Amazon is Accepting Inbound Shipments Again From Marketplace Sellers

Last week we reported Amazon would allow independent marketplace sellers to ship non-essential products to its fulfillment services sometime “this week.”

The company had banned the inbound shipment of non-essential goods in mid-march after it struggled to manage the rush on household goods and some medical supplies due to the coronavirus outbreak.

This week turned into this weekend, but the company is now allowing independent sellers to prepare inbound shipments, but with some restrictions.

“We continue to focus on ensuring our ability to fulfill the highest priority products that customers need at this time. While a broader set of products can now be sent to our fulfillment centers, we are limiting the quantity you can send for some of these products.”


Amazon Statement

Amazon also said sellers can see products that are eligible for shipment creation in the Restock Inventory page and the Restock report. Products that are eligible and have quantity limits will be marked with a Limited restock tag.

The coronavirus (COVID-19) public health emergency has created many operational challenges for Amazon. While it has battled other glitches and problems in the past, this one took over a month to sort out.

Informing sellers without warning that it would no longer accept inbound shipments on non-essential products also didn’t help its reputation with the third-party seller community. That may take some time to re-establish as many had to find other sales channels to sell their products.

Amazon Suppressing Sales?

While the limited resumption of allowing sellers to send non-essential products to Amazon fulfillment centers is good news, there are still signs the company is not out of the woods yet with its operational challenges.

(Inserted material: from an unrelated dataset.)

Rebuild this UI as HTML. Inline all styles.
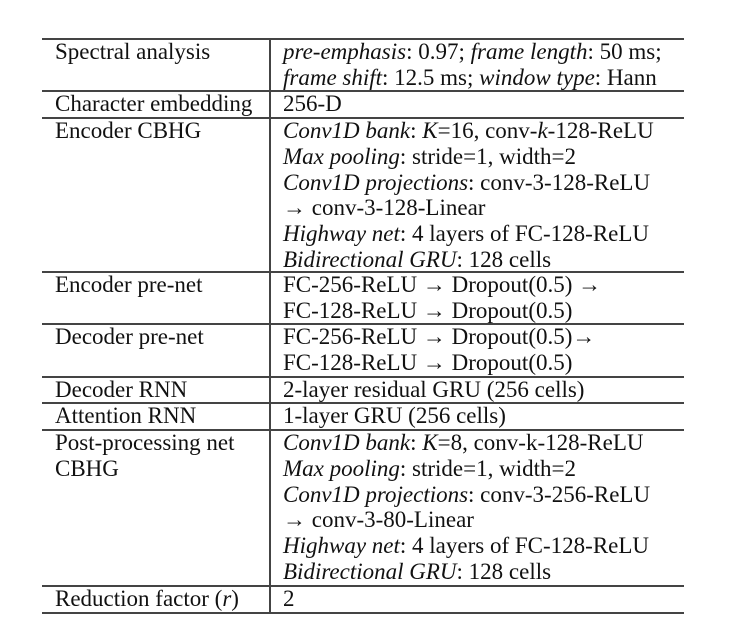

According to the Wall Street Journal, the company is deliberately slowing sales by not running promotions, limiting suggestions to shoppers about what other customers may have purchased (i.e., suggested selling and upsells), and still delaying delivery times on Prime orders.

All of these measures would indicate Amazon is trying to manage sales so that it can better handle the current volume of orders it already has. And while Prime Day is usually in July, Amazon may end up moving the sales event to later in the year too.

It’s clearly not back to normal yet for Amazon. Buyers and sellers should brace for more delays and restrictions lasting many more weeks before that happens again.